For Dorthy Moxley, October is the cruelest month.
When the fall arrives, and the leaves whirl, her anxiety builds up to the final days of the month, when Moxley must mark the anniversary of the savage murder of her daughter Martha.
But this month, for the first time in 23 years, Moxley's anxiety is tinged with nervous excitement as she watches prosecutors track down reluctant grand jury witnesses, and compel them to tell what they know about the killing of the 15-year-old Greenwich, Conn. girl - and the whereabouts of Michael and Thomas Skakel, brothers who lived next door, on the night of the murder.
Testimony remains secret, but pressure on the Skakels is increasing as key witnesses receive grants of immunity and others are forced to testify.
''It certainly is progressing, that's for sure,'' said Dorthy Moxley yesterday, during a telephone interview from her home in a New Jersey suburb. ''It's like a miracle.''
Michael and Thomas Skakel, who both live in Massachusetts now, are the nephews of Ethel Kennedy, widow of Robert F. Kennedy. Both Skakels for years have been repeatedly named as suspects in Moxley's slaying, though no grand jury was ever convened and no charges ever brought. Both, through their attorneys, have repeatedly denied killing Moxley.
Now, however, police are searching for a cousin of the Skakels - James Terrien - who is key to Michael Skakel's version of events on Oct. 30, the night Moxley was clubbed to death with a six-iron and dragged across the lawn between her parents' home and the Skakels's. Skakel has reportedly told police he was at Terrien's house that night.

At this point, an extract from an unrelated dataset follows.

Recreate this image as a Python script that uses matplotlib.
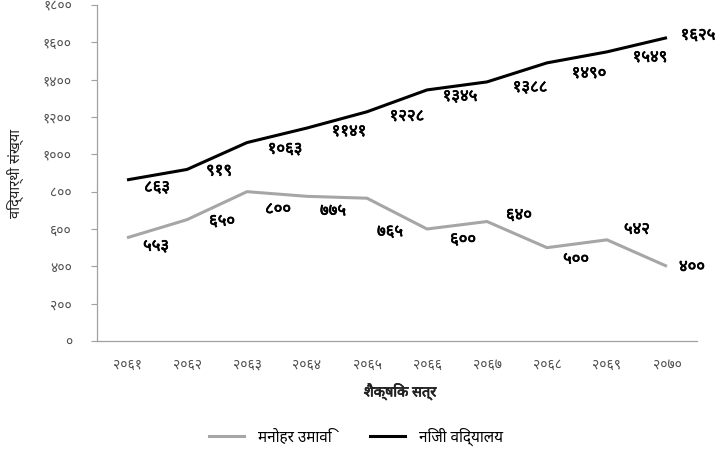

In addition, prosecutors granted immunity to a former tutor for the Skakel brothers, Kenneth Littleton, who had refused to testify earlier, exercising his Fifth Amendment right. But after negotiations with Connecticut State's Attorney Jonathan C. Benedict, Littleton, who was in the Skakel home the night Moxley was killed, testified. He did so with the understanding that he could not be prosecuted for any crime connected to the case except perjury.
Finally, a man who headed the Elan School in Poland Spring, Maine, during the nearly two years that Michael Skakel attended the private institution and received treatment for emotional and behavioral trouble has been ordered to appear after initially refusing. Michael Skakel reportedly began living at the school in the spring of 1978, when Joseph Ricci was director.
''I can only say that Joseph Ricci was here, and that he refused to answer questions, and that he was served with an order compelling him to return on Oct. 8,'' said State Inspector Frank Garr.
In a rare proceeding, Connecticut prosecutors are presenting evidence to a single grand juror in Superior Court - Judge George Thim. About two-thirds of the men and women on the witness list have appeared, 35 in all, according to Garr, who would not comment on the content of the secret proceedings. Investigators requested the grand jury this year, saying they had new evidence in the case.
Yesterday, Dorthy Moxley said she has always wanted police to question Terrien, the Skakels' cousin, who also uses the name James Dowdle, and whose last known address was reported to be on Nantucket.
''On the night that Martha was missing, I called the Skakels many times, and one time Julie [Skakel] suggested I call the Terriens, and when I called, he [James] wasn't home,'' said Moxley.
A source familiar with the investigation said an attorney for the Skakel family is fighting the introduction of material in a private investigator's report, detailing how Michael and Thomas Skakel apparently changed their accounts of the night of Halloween Eve, 1975.